Le chien est l’un des animaux qui ressent des choses dit-on, il jappe quand il sent le gibier pour que son maître puisse le tuer. Comme dans une légende que nous racontait mon grand-père : Un loup voulait l’humain soit son maître, il voulait faire le chien, alors le chien lui dit quand tu auras faim, tu voudras le manger ton maître alors que moi, s’il meurt c’est à l’endroit même de sa mort que je vais mourir.
Les jeunes sont très contents d’apprendre la culture. Ils sont à l’écoute quand on leur explique comment nettoyer le gibier. On leur enseigne comment ils vont chasser, il faut faire attention à la façon de faire les choses. Il faut très attention au chasseur, à comment seront ses habits de chasse. C’est tellement différent de nos jours.
Je fais des médicaments quand j’ai les plantes qu’il faut.

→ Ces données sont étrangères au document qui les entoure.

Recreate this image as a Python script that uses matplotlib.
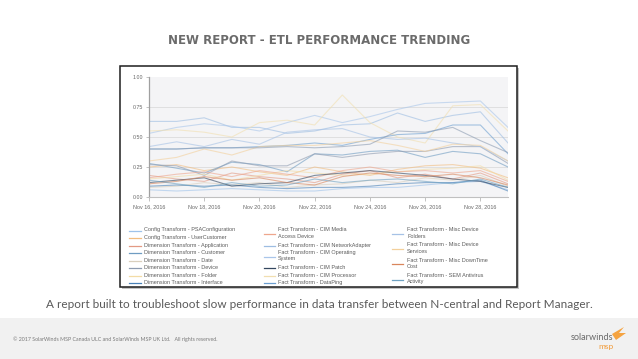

Maintenant que je suis âgée, je ne peux plus faire autant. Il faudrait que les enfants puissent apprendre. Ils ne connaissent rien, ce serait une bonne chose de leur enseigner. Il faudrait que les plus jeunes apprennent comment aider à l’accouchement, plusieurs aînées avaient cette compétence, il aurait fallu transmettre ces connaissances.
Son mari avait tué plusieurs gibiers, elle lui dit alors d’aller en donner à sa mère. Il refuse d'y aller, dit-elle. Alors elle lui dit, tu ne manqueras jamais de rien (le matériel), ce qui va te manquer en premier c’est ta chasse. Lorsqu’il est tombé malade, il se rappelait de ces paroles, comme tu m’avais dit Marie-Ange! C’est ce qui arrive, il ne chassait plus. Elle l'encourage, lui disant qu'il va retourner un jour chasser comme au bon vieux temps.
Les garçons sont très fiers d’aller à l’intérieur des terres, ils aiment beaucoup quand ils sont dans le bois. Même si c’est proche, pas très loin, ils se sentent déjà bien là. Il faut prendre soin des enfants, des jeunes, pour qu’ils ne pensent pas qu’à faire le mal.
L’enfant comprend bien quand on lui parle, quand on lui dit quelque chose. Il faut leur apprendre à se respecter. Il faut que nous, les parents, fassions attention à leur enseigner les bonnes valeurs à nos enfants.
Il faut parler à ses enfants pour qu’ils comprennent le bon sens. Même si nous aimons très fort nos enfants, il faut leur interdire surtout quand ils ne font pas le bien. C’est l’alcool et la drogue qui ne sont pas bons. On faisait attention aux enfants dans le temps, il fallait que les enfants aient assez à manger. Il y avait de l’entraide quand des familles vivaient des difficultés. C'était ainsi que cela se passait dans le temps.